Doch wer entscheidet jetzt über die Konsequenzen - zum Beispiel eine Geldstrafe oder Suspendierung von Baumgartl oder einen Rauswurf von Reis? Knäbel ist der Verantwortliche und muss es inmitten seiner Vertragsgespräche mit dem Aufsichtsrat moderieren. Für Hechelmann ist es nach wenigen Monaten im Amt seine erste große Prüfung, gleich eine schwierige. Mit einem Trainerwechsel oder Spielerrauswurf wollte er seine Amtszeit nicht beginnen. Der Aufsichtsrat hält sich heraus und verweist auf die sportliche Leitung.

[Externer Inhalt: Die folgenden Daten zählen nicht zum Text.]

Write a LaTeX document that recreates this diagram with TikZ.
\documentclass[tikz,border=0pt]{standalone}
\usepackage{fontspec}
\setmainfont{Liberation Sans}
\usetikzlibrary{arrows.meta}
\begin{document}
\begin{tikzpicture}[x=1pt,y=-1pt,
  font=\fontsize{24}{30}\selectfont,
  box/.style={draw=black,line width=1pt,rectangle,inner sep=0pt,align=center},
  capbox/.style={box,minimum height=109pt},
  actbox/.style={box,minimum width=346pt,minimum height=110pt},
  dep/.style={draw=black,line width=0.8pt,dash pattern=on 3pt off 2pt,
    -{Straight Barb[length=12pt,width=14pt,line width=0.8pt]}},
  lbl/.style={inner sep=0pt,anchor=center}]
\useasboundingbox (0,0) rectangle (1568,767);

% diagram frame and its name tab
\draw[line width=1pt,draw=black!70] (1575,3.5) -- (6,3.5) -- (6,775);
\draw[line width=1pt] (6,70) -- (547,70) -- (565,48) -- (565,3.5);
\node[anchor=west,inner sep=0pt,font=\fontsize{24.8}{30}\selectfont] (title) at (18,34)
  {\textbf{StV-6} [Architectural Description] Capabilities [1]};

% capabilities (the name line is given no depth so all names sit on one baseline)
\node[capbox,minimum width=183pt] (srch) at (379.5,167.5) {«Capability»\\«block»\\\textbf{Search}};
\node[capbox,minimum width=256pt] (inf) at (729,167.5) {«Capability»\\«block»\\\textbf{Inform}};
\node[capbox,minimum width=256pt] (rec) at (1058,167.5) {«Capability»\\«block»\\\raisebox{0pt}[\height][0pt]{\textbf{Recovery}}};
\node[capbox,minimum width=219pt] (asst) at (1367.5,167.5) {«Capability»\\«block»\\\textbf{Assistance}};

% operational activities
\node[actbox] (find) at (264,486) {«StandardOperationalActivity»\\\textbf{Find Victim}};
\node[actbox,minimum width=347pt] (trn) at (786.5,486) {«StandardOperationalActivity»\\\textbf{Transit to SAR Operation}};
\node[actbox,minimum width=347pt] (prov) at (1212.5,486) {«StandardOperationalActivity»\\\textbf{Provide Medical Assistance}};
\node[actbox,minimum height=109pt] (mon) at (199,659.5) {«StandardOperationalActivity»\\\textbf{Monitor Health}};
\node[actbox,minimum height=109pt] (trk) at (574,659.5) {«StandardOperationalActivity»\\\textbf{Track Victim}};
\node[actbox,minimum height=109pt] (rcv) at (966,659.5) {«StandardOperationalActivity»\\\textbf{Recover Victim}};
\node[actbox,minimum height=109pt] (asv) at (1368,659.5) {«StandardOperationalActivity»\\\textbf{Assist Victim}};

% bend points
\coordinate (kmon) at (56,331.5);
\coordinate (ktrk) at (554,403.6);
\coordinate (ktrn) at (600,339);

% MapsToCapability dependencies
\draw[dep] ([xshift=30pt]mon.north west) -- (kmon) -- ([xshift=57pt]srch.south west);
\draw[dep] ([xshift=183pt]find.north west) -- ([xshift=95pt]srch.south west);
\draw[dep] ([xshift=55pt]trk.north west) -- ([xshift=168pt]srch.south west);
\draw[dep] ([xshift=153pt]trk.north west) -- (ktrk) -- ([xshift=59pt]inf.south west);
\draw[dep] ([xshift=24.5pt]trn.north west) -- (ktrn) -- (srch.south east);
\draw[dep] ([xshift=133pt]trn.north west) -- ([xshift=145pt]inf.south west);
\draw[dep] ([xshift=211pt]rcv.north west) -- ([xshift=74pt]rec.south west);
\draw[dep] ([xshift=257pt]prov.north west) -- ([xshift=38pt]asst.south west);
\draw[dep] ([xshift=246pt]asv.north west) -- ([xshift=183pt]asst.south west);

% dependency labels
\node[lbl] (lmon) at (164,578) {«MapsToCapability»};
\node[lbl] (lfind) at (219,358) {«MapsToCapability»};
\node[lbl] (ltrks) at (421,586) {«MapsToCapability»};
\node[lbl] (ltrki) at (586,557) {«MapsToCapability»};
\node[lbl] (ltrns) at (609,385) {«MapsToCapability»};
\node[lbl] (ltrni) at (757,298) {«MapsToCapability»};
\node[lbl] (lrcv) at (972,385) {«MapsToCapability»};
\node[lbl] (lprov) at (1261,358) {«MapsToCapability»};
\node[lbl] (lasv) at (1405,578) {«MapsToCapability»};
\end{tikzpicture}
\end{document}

Schalker haben sich in eine schwierige Lage manövriert
Doch wie sollten Knäbel und Hechelmann entscheiden? Baumgartl ist ein erfahrener Profi, der genau weiß, welche Reaktionen Interviews auslösen können. Schmeißen ihn die Schalker raus, und wenn es nur für ein Spiel ist, oder verpassen ihm eine hohe Geldstrafe, sind die älteren Profis noch viel unzufriedener. Und auch die Fans, viele gaben Baumgartl Recht. Sagen die Bosse nichts und vermitteln lediglich eine Alle-haben-sich-lieb-Aussprache, könnte Reis' Autorität leiden - und auch die von Knäbel im Umfeld. Die Fans wünschen sich klare Worte und Konsequenzen. Krempelt Reis seine Spielstrategie auf Wunsch der Mannschaft komplett um, würde er Größe zeigen, aber auch an Macht verlieren. Klar ist: Anpassen muss Reis einiges, nach sieben Spielen hat Schalke 15 Gegentore kassiert und es hätten noch mehr sein können. Warum versucht er es zum Beispiel nicht mit einer Dreierkette? Das passende Personal hat er im Kader.
Die Schalker haben sich in eine schwierige Lage hinein manövriert. Der direkte Wiederaufstieg jedenfalls ist aktuell sehr weit weg.